Source: Osservatorio Blockchain & Web3, Politecnico di Milano / BVA Doxa

  • Under 1,000 euros: 57%
  • Between 1,000 and 5,000 euros: 28%
  • Over 5,000 euros: 15%

That data snapshot reveals an interesting tension. According to the Osservatorio Blockchain & Web3 at the Politecnico di Milano and BVA Doxa, roughly 2.8 million Italians hold crypto assets, representing about 7% of the population, and the overwhelming majority hold small amounts. A bank building custody infrastructure for companies and institutions is laying the foundations for a future market on top of a still-cautious retail base. Sella isn't building for today's volumes. It's building for when institutional flows arrive.

Why Custody, Not Trading

Functionally, the obvious question is why a bank wouldn't simply launch an in-app Bitcoin buy-sell feature, the way BBVA has done in Spain or neobanks across Europe. The answer comes down to risk management. Custody and transfer in a supervised environment reduces regulatory exposure and keeps the bank insulated from direct price volatility. Think of it as a digital vault: the bank takes no view on the value of what it holds, it only guarantees that assets remain secure and can be moved on instruction.

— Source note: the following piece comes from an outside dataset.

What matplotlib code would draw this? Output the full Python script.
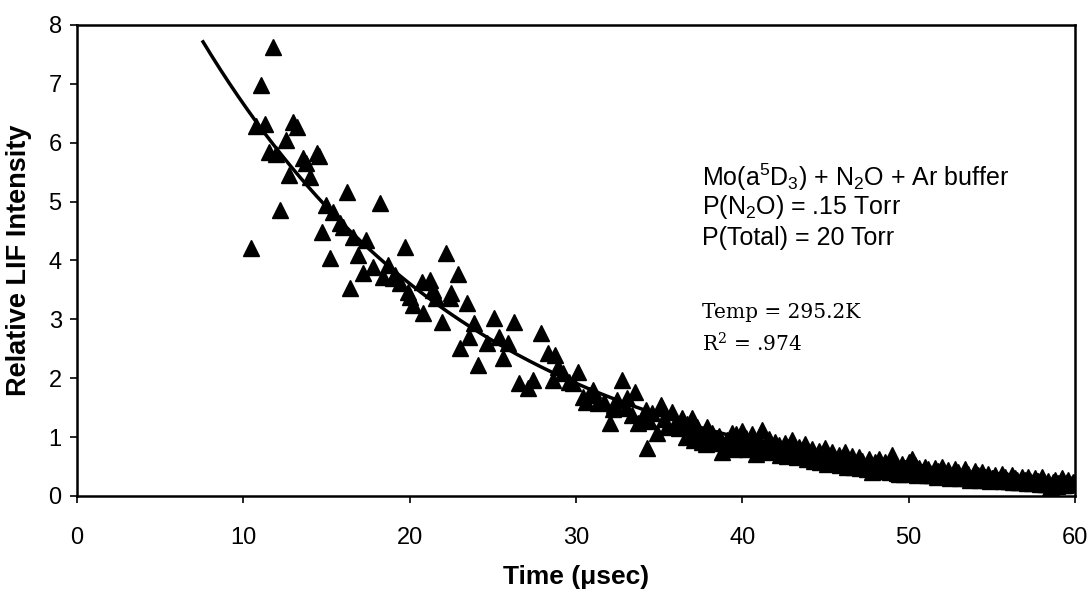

That's a less exciting model than trading, which is precisely why it suits an institution with a reputation to protect. The MiCA deadline of July 1, 2026 makes this caution commercially rational, not just conservative. Operators who missed the notification window face operational gaps that supervised banks can now fill.

A European Convergence, Not a Trend

Sella isn't moving alone. Commerzbank received a custody licence from BaFin in Germany. BPCE brought crypto services to 12 million clients in France through its subsidiary Hexarq. UBS is preparing Bitcoin and Ethereum access for Swiss private banking clients. Twelve European banks, including UniCredit, have formed a consortium to build a euro-denominated stablecoin, a project directly tied to the new stablecoin regulatory framework taking shape on both sides of the Atlantic.

Three separate fronts, one direction. Institutional crypto infrastructure in Europe will be channelled through authorised banks, regulated custodians, and tokenised payment rails. The pattern mirrors what happened in the ETF space: a cautious first mover, then a cascade.

What Changes for Crypto Holders in Europe

For the average user, Sella's 2026 launch won't resemble a new exchange. It will offer, initially to selected client categories, the ability to hold digital assets inside a supervised banking perimeter rather than on an offshore platform or in self-custody. Anyone working with European clients should already be assessing which assets qualify under regulated platforms. USDC remains the compliant default on regulated European platforms, while USDT faces restrictions under MiCA's stablecoin provisions.

Sella's move sets a precedent that Italian peers including Intesa Sanpaolo and Mediobanca will now have to respond to, whether through their own notifications or through explicit decisions not to follow. The first bank to enter a new market rarely wins outright. What it does is force every other institution to stop waiting and choose a side.